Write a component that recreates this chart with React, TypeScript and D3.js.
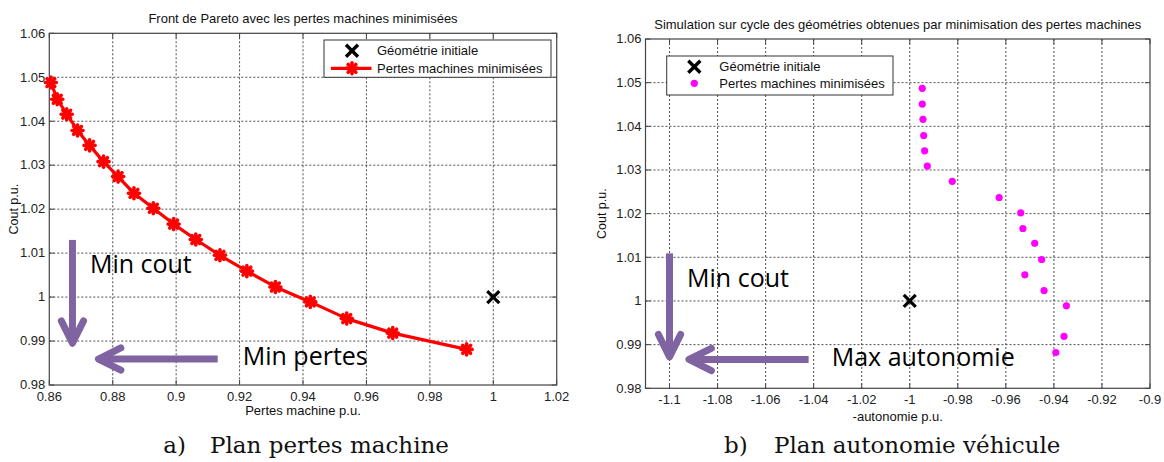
import React from "react";
import * as d3 from "d3";

// ---- Data ----
const leftX = [0.8605, 0.8625, 0.8655, 0.8689, 0.8727, 0.8771, 0.8817, 0.8867, 0.8928, 0.8992, 0.9062, 0.9138, 0.9223, 0.9313, 0.9423, 0.9538, 0.9683, 0.9916];
const leftY = [1.0488, 1.045, 1.0416, 1.0379, 1.0345, 1.0308, 1.0274, 1.0236, 1.0202, 1.0166, 1.0131, 1.0095, 1.0059, 1.0023, 0.9989, 0.9951, 0.9918, 0.9881];
const rightX = [-0.9948, -0.9948, -0.9945, -0.9942, -0.9938, -0.9927, -0.9823, -0.9628, -0.9538, -0.9529, -0.948, -0.9451, -0.9521, -0.9441, -0.9348, -0.9358, -0.9392];
const rightY = [1.0487, 1.0451, 1.0416, 1.0379, 1.0344, 1.0309, 1.0274, 1.0237, 1.0202, 1.0166, 1.0132, 1.0095, 1.006, 1.0024, 0.9989, 0.9919, 0.9882];
const initialLeft = [1.0, 1.0];
const initialRight = [-1.0, 1.0];

const leftXTicks = [0.86, 0.88, 0.9, 0.92, 0.94, 0.96, 0.98, 1, 1.02];
const rightXTicks = [-1.1, -1.08, -1.06, -1.04, -1.02, -1, -0.98, -0.96, -0.94, -0.92, -0.9];
const yTicks = [0.98, 0.99, 1, 1.01, 1.02, 1.03, 1.04, 1.05, 1.06];

const legendLabels = ["Géométrie initiale", "Pertes machines minimisées"];

// annotation arrows in data units: [x1, y1, x2(tip), y2(tip)]
const leftArrows = [
  [0.8673, 1.013, 0.8673, 0.9895],
  [0.9131, 0.9859, 0.8755, 0.9859],
];
const rightArrows = [
  [-1.1, 1.0109, -1.1, 0.9872],
  [-1.0421, 0.9866, -1.0919, 0.9866],
];
const leftNotes: [string, number, number][] = [
  ["Min cout", 0.8728, 1.0054],
  ["Min pertes", 0.921, 0.9845],
];
const rightNotes: [string, number, number][] = [
  ["Min cout", -1.0927, 1.0033],
  ["Max autonomie", -1.0325, 0.9852],
];

const SANS = "'Liberation Sans', Arial, sans-serif";
const PURPLE = "#8064A2";

function Arrow({ x1, y1, x2, y2 }: { x1: number; y1: number; x2: number; y2: number }) {
  const ang = Math.atan2(y2 - y1, x2 - x1);
  const L = 25;
  const spread = 0.46;
  const w1x = x2 - L * Math.cos(ang - spread);
  const w1y = y2 - L * Math.sin(ang - spread);
  const w2x = x2 - L * Math.cos(ang + spread);
  const w2y = y2 - L * Math.sin(ang + spread);
  return (
    <g stroke={PURPLE} strokeWidth={7} strokeLinecap="round" fill="none">
      <line x1={x1} y1={y1} x2={x2} y2={y2} strokeLinecap="butt" />
      <polyline points={`${w1x},${w1y} ${x2},${y2} ${w2x},${w2y}`} strokeLinejoin="round" />
    </g>
  );
}

function XMark({ x, y, r = 6, w = 3.2 }: { x: number; y: number; r?: number; w?: number }) {
  return (
    <g stroke="#000" strokeWidth={w}>
      <line x1={x - r} y1={y - r} x2={x + r} y2={y + r} />
      <line x1={x - r} y1={y + r} x2={x + r} y2={y - r} />
    </g>
  );
}

function Star({ x, y, r = 5.5 }: { x: number; y: number; r?: number }) {
  const d = r * 0.7071;
  return (
    <g stroke="#ff0000" strokeWidth={3.6} strokeLinecap="round">
      <line x1={x - r} y1={y} x2={x + r} y2={y} />
      <line x1={x} y1={y - r} x2={x} y2={y + r} />
      <line x1={x - d} y1={y - d} x2={x + d} y2={y + d} />
      <line x1={x - d} y1={y + d} x2={x + d} y2={y - d} />
      <circle cx={x} cy={y} r={3.5} fill="#ff0000" stroke="none" />
    </g>
  );
}

function Frame({
  x,
  y,
  xTicks,
  title,
  titleY,
  xLabel,
  xLabelY,
  yLabelX,
}: {
  x: d3.ScaleLinear<number, number>;
  y: d3.ScaleLinear<number, number>;
  xTicks: number[];
  title: string;
  titleY: number;
  xLabel: string;
  xLabelY: number;
  yLabelX: number;
}) {
  const [x0, x1] = x.range();
  const [y0, y1] = y.range(); // y0 bottom, y1 top
  const xd = x.domain();
  const yd = y.domain();
  const innerX = xTicks.filter((t) => Math.abs(t - xd[0]) > 1e-9 && Math.abs(t - xd[1]) > 1e-9);
  const innerY = yTicks.filter((t) => Math.abs(t - yd[0]) > 1e-9 && Math.abs(t - yd[1]) > 1e-9);
  const tl = 5;
  return (
    <g>
      <rect x={x0} y={y1} width={x1 - x0} height={y0 - y1} fill="#fff" />
      {innerX.map((t) => (
        <line key={"gx" + t} x1={x(t)} x2={x(t)} y1={y1} y2={y0} stroke="#222" strokeWidth={0.8} strokeDasharray="2,2" />
      ))}
      {innerY.map((t) => (
        <line key={"gy" + t} x1={x0} x2={x1} y1={y(t)} y2={y(t)} stroke="#222" strokeWidth={0.8} strokeDasharray="2,2" />
      ))}
      {xTicks.map((t) => (
        <g key={"tx" + t}>
          <line x1={x(t)} x2={x(t)} y1={y0} y2={y0 - tl} stroke="#444" strokeWidth={1} />
          <line x1={x(t)} x2={x(t)} y1={y1} y2={y1 + tl} stroke="#444" strokeWidth={1} />
          <text x={x(t)} y={y0 + 16} textAnchor="middle" fontFamily={SANS} fontSize={13} fill="#222">
            {String(t)}
          </text>
        </g>
      ))}
      {yTicks.map((t) => (
        <g key={"ty" + t}>
          <line x1={x0} x2={x0 + tl} y1={y(t)} y2={y(t)} stroke="#444" strokeWidth={1} />
          <line x1={x1} x2={x1 - tl} y1={y(t)} y2={y(t)} stroke="#444" strokeWidth={1} />
          <text x={x0 - 4} y={y(t)} dy="0.33em" textAnchor="end" fontFamily={SANS} fontSize={13} fill="#222">
            {String(t)}
          </text>
        </g>
      ))}
      <rect x={x0} y={y1} width={x1 - x0} height={y0 - y1} fill="none" stroke="#444" strokeWidth={1.2} />
      <text x={(x0 + x1) / 2} y={titleY} textAnchor="middle" fontFamily={SANS} fontSize={13} fill="#111">
        {title}
      </text>
      <text x={(x0 + x1) / 2} y={xLabelY} textAnchor="middle" fontFamily={SANS} fontSize={13} fill="#111">
        {xLabel}
      </text>
      <text
        transform={`translate(${yLabelX},${(y0 + y1) / 2}) rotate(-90)`}
        textAnchor="middle"
        fontFamily={SANS}
        fontSize={12.5}
        fill="#111"
      >
        Cout p.u.
      </text>
    </g>
  );
}

export default function App() {
  const xL = d3.scaleLinear().domain([0.86, 1.02]).range([49.3, 556.7]);
  const yL = d3.scaleLinear().domain([0.98, 1.06]).range([385, 33.3]);
  const xR = d3.scaleLinear().domain([-1.11, -0.9]).range([645.5, 1150]);
  const yR = d3.scaleLinear().domain([0.98, 1.06]).range([388.3, 39]);

  const leftPts = leftX.map((v, i) => [xL(v), yL(leftY[i])] as [number, number]);
  const linePath = d3.line()(leftPts) || "";

  return (
    <svg width={1164} height={462} style={{ position: "absolute", left: 0, top: 0, background: "#fff" }}>
      <rect width={1164} height={462} fill="#fff" />

      {/* ---------- Left panel ---------- */}
      <Frame
        x={xL}
        y={yL}
        xTicks={leftXTicks}
        title="Front de Pareto avec les pertes machines minimisées"
        titleY={23}
        xLabel="Pertes machine p.u."
        xLabelY={415}
        yLabelX={18}
      />
      <path d={linePath} fill="none" stroke="#ff0000" strokeWidth={3.2} strokeLinejoin="round" />
      {leftPts.map(([px, py], i) => (
        <Star key={"s" + i} x={px} y={py} />
      ))}
      <XMark x={xL(initialLeft[0])} y={yL(initialLeft[1])} />
      {leftArrows.map((a, i) => (
        <Arrow key={"la" + i} x1={xL(a[0])} y1={yL(a[1])} x2={xL(a[2])} y2={yL(a[3])} />
      ))}
      {leftNotes.map(([t, vx, vy]) => (
        <text key={t} x={xL(vx)} y={yL(vy)} fontFamily="'Open Sans', sans-serif" fontSize={25} fill="#000">
          {t}
        </text>
      ))}
      {/* legend left */}
      <g>
        <rect x={324} y={40} width={227} height={37.3} fill="#fff" stroke="#333" strokeWidth={1} />
        <XMark x={352} y={50.7} r={6} w={3.4} />
        <line x1={331} x2={371.5} y1={68.3} y2={68.3} stroke="#ff0000" strokeWidth={3.2} />
        <Star x={352} y={68.3} />
        <text x={377} y={55.2} fontFamily={SANS} fontSize={13} fill="#111">
          {legendLabels[0]}
        </text>
        <text x={377} y={72.8} fontFamily={SANS} fontSize={13} fill="#111">
          {legendLabels[1]}
        </text>
      </g>

      {/* ---------- Right panel ---------- */}
      <Frame
        x={xR}
        y={yR}
        xTicks={rightXTicks}
        title="Simulation sur cycle des géométries obtenues par minimisation des pertes machines"
        titleY={29}
        xLabel="-autonomie p.u."
        xLabelY={421}
        yLabelX={606}
      />
      {rightX.map((v, i) => (
        <circle key={"m" + i} cx={xR(v)} cy={yR(rightY[i])} r={3.6} fill="#ff00ff" />
      ))}
      <XMark x={xR(initialRight[0])} y={yR(initialRight[1])} />
      {rightArrows.map((a, i) => (
        <Arrow key={"ra" + i} x1={xR(a[0])} y1={yR(a[1])} x2={xR(a[2])} y2={yR(a[3])} />
      ))}
      {rightNotes.map(([t, vx, vy]) => (
        <text key={t} x={xR(vx)} y={yR(vy)} fontFamily="'Open Sans', sans-serif" fontSize={25} fill="#000">
          {t}
        </text>
      ))}
      {/* legend right */}
      <g>
        <rect x={666.7} y={56} width={226.3} height={39} fill="#fff" stroke="#333" strokeWidth={1} />
        <XMark x={694.3} y={66.7} r={6} w={3.4} />
        <circle cx={694.3} cy={83.3} r={3.6} fill="#ff00ff" />
        <text x={719.3} y={71.3} fontFamily={SANS} fontSize={13} fill="#111">
          {legendLabels[0]}
        </text>
        <text x={719.3} y={88} fontFamily={SANS} fontSize={13} fill="#111">
          {legendLabels[1]}
        </text>
      </g>

      {/* ---------- Captions ---------- */}
      <g fontFamily="'DejaVu Serif', serif" fontSize={23} fill="#111">
        <text x={163.3} y={452.7}>a)</text>
        <text x={210} y={452.7}>Plan pertes machine</text>
        <text x={724} y={452.7}>b)</text>
        <text x={774} y={452.7}>Plan autonomie véhicule</text>
      </g>
    </svg>
  );
}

Directive: Would you reproduce the lines above, from the very first through the line containing "import * as", exactly and without the pictures?

Expected answer:
Write a component that recreates this chart with React, TypeScript and D3.js.
import React from "react";
import * as d3 from "d3";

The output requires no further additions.